Given the age, size, and lightweight composition of the 850, it's going to see minimal time back on the street. I fear even a modest collision with a modern vehicle would be catastrophic (a collision with a pickup truck or SUV might be fatal). Heck, even hitting any of SC's ubiquitous potholes would likely rip one of its tiny wheels clean off the car. So, I'm focusing a fair amount of fabrication towards making the car track-worthy. Here, I fabricate a set of brake caliper brackets to mount Wilwood GP 320 brakes at the front wheels.

I think I have a 4-jaw chuck for my lathe, I just don't know where it is. If you've seen my garage, you'd understand that this was arguably easier and quicker than finding it. If you've seen my grandfather's garage, you might understand my garage.

Starting with a 6"x5"x0.75" plate of 6061-T6 aluminum (wait, wait, wait..."aircraft grade aluminum"), I milled a notch on one edge...

...to locate the plate on one of the three jaws of the lathe chuck, effectively offsetting the center of the aluminum.

Then bored a hole for the plate to fit around the spindle.

I previously used the DRO on my mill to measure the bolt-hole locations of the original caliper mount/backing plate. With those measurements, relative to the centerline for the spindle, I was able to precisely drill the holes for mount and caliper.

The plate returns to the lathe to begin removing material and offset the caliper-mounting face from the spindle-mounting face.

Flip the plate over and continue to remove material.

And bevel it, as if I know what I'm doing here.

Hot off the lathe, outside...

...and inside.

Then roughed out in the mill.

And mocked up. I suppose if I knew what I were doing, I'd have accounted for the caster angle and rotated the positions of the caliper mounting holes so that the caliper was located precisely at 90-degrees to the horizontal.

Caliper brackets, after some time on the rotary table, milling a radius around each corner; and, installing steel inserts where the caliper mounts.

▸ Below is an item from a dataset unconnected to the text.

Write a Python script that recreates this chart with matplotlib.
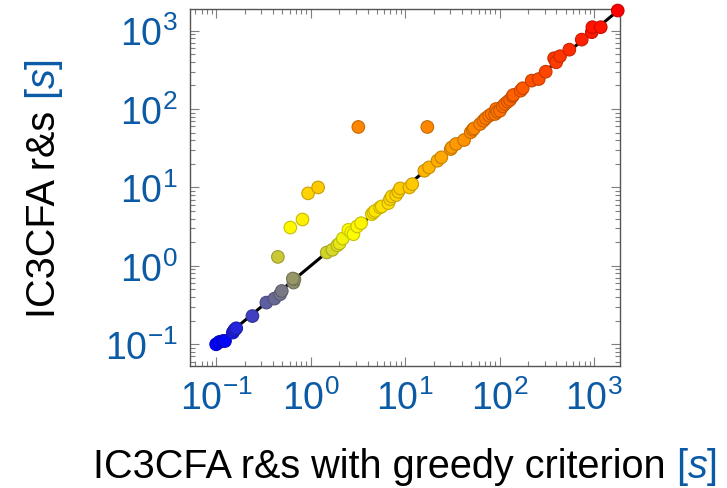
import numpy as np
import matplotlib
matplotlib.use("Agg")
import matplotlib.pyplot as plt
from matplotlib.colors import LinearSegmentedColormap, Normalize
from matplotlib.ticker import FuncFormatter, LogLocator, NullFormatter

plt.rcParams["font.family"] = ["Liberation Sans", "DejaVu Sans"]
plt.rcParams["mathtext.fontset"] = "custom"
plt.rcParams["mathtext.rm"] = "Liberation Sans"
plt.rcParams["mathtext.it"] = "Liberation Sans:italic"
plt.rcParams["mathtext.bf"] = "Liberation Sans:bold"

# Runtimes in seconds: greedy criterion (x) vs. default (y)
greedy_time = [
    0.100, 0.108, 0.118, 0.124, 0.150, 0.156, 0.163, 0.242, 0.340, 0.414,
    0.475, 0.495, 0.658, 0.674, 0.648, 0.45, 1.48, 1.70, 1.92, 2.02,
    2.19, 2.51, 2.69, 2.84, 3.11, 3.42, 4.44, 4.62, 4.82, 5.43,
    5.66, 6.65, 6.93, 7.22, 8.03, 8.49, 8.85, 11.1, 11.9, 0.61,
    0.82, 0.94, 1.2, 3.2, 17.2, 16.0, 17.9, 22.0, 24.2, 30.4,
    31.2, 34.6, 42.1, 49.5, 52.0, 53.7, 62.2, 67.5, 71.5, 77.5,
    82.7, 89.6, 91.8, 94.8, 101, 108, 114, 122, 129, 137,
    140, 167, 176, 219, 260, 308, 378, 397, 437, 548,
    741, 946, 961, 1178, 1782,
]
default_time = [
    0.100, 0.107, 0.110, 0.110, 0.141, 0.152, 0.160, 0.229, 0.340, 0.382,
    0.434, 0.478, 0.612, 0.675, 0.689, 1.30, 1.48, 1.60, 1.83, 1.93,
    2.23, 2.88, 2.66, 2.53, 3.18, 3.50, 4.56, 4.80, 5.02, 5.56,
    5.72, 6.31, 7.10, 7.68, 7.98, 8.80, 9.71, 10.0, 11.0, 3.08,
    3.9, 8.4, 10.0, 59, 59, 16.3, 18.0, 21.9, 24.2, 30.8,
    32.4, 35.8, 40.2, 50.4, 54.4, 56.6, 64.3, 70.9, 76.1, 82.1,
    86.3, 86.3, 100, 92.4, 95.1, 108, 116, 124, 131, 145,
    151, 171, 184, 230, 241, 299, 444, 394, 471, 571,
    767, 953, 1104, 1104, 1800,
]
diag_range = [0.1, 1800]
axis_range = [10 ** -1.277, 10 ** 3.275]

TICK_BLUE = "#0b5aa6"

x = np.array(greedy_time)
y = np.array(default_time)

cmap = LinearSegmentedColormap.from_list(
    "byor", [(0, 0, 1), (1, 1, 0), (1, 0.5, 0), (1, 0, 0)])
norm = Normalize(vmin=np.log10(min(default_time)), vmax=np.log10(max(default_time)))
face = cmap(norm(np.log10(y)))
edge = face.copy()
edge[:, :3] *= 0.78

fig = plt.figure(figsize=(7.27, 4.89), dpi=100)
ax = fig.add_axes([190 / 727, 1 - 367 / 489, 430 / 727, 357 / 489])

ax.plot(diag_range, diag_range, color="black", lw=2.2, zorder=2)
ax.scatter(x, y, s=82, c=face, edgecolors=edge, linewidths=0.8, zorder=3,
           clip_on=False)

ax.set_xscale("log")
ax.set_yscale("log")
ax.set_xlim(axis_range)
ax.set_ylim(axis_range)

fmt = FuncFormatter(lambda v, p: r"$10^{%d}$" % int(round(np.log10(v))))
for axis in (ax.xaxis, ax.yaxis):
    axis.set_major_locator(LogLocator(base=10, numticks=10))
    axis.set_minor_locator(LogLocator(base=10, subs=np.arange(2, 10), numticks=20))
    axis.set_major_formatter(fmt)
    axis.set_minor_formatter(NullFormatter())

ax.tick_params(which="both", direction="in", top=True, right=True,
               color="#7f7f7f", width=0.8, labelsize=27, labelcolor=TICK_BLUE)
ax.tick_params(which="major", length=6.5)
ax.tick_params(which="minor", length=3.5)
ax.tick_params(axis="x", pad=10)
ax.tick_params(axis="y", pad=9)
for sp in ax.spines.values():
    sp.set_color("#555555")
    sp.set_linewidth(1.0)

# Axis titles: black text followed by a blue unit
LABEL_SIZE = 28.5
fig.canvas.draw()
renderer = fig.canvas.get_renderer()


def text_width(s, **kw):
    t = fig.text(0, 0, s, fontsize=LABEL_SIZE, **kw)
    w = t.get_window_extent(renderer).width
    t.remove()
    return w


xl_main = "IC3CFA r&s with greedy criterion "
yl_main = "IC3CFA r&s "
unit = r"$[s]$"

w_xmain = text_width(xl_main)
w_unit = text_width(unit)
w_ymain = text_width(yl_main)

W, H = 727, 489
cx = (190 + 620) / 2
x0 = cx - (w_xmain + w_unit) / 2
base_y = 478
fig.text(x0 / W, 1 - base_y / H, xl_main, fontsize=LABEL_SIZE, color="black",
         ha="left", va="baseline")
fig.text((x0 + w_xmain) / W, 1 - base_y / H, unit, fontsize=LABEL_SIZE,
         color=TICK_BLUE, ha="left", va="baseline")

cy = (10 + 367) / 2
y0 = cy + (w_ymain + w_unit) / 2
base_x = 55
fig.text(base_x / W, 1 - y0 / H, yl_main, fontsize=LABEL_SIZE, color="black",
         rotation=90, rotation_mode="anchor", ha="left", va="baseline")
fig.text(base_x / W, 1 - (y0 - w_ymain) / H, unit, fontsize=LABEL_SIZE,
         color=TICK_BLUE, rotation=90, rotation_mode="anchor", ha="left",
         va="baseline")

fig.savefig("out.png", dpi=100)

Inside face of the caliper brackets.

Glamor shots.

Bracket mounted to the spindle. 12-pt metric hardware, 'cuz I care just that much.

Swanky.

I massaged the front hub a bit on the lathe. I've seen where others have removed significantly more material on the 850 hubs (i.e. such as the late John Edwards)...I'm not yet sure if I'll take these to that extreme, or instead reproduce the entire hub in aluminum. I need to tackle other mods first.

Here's the assembled front brake, with vented/drilled/slotted rotor and Wilwood caliper.

More 12-pt and ARP hardware. Because race car.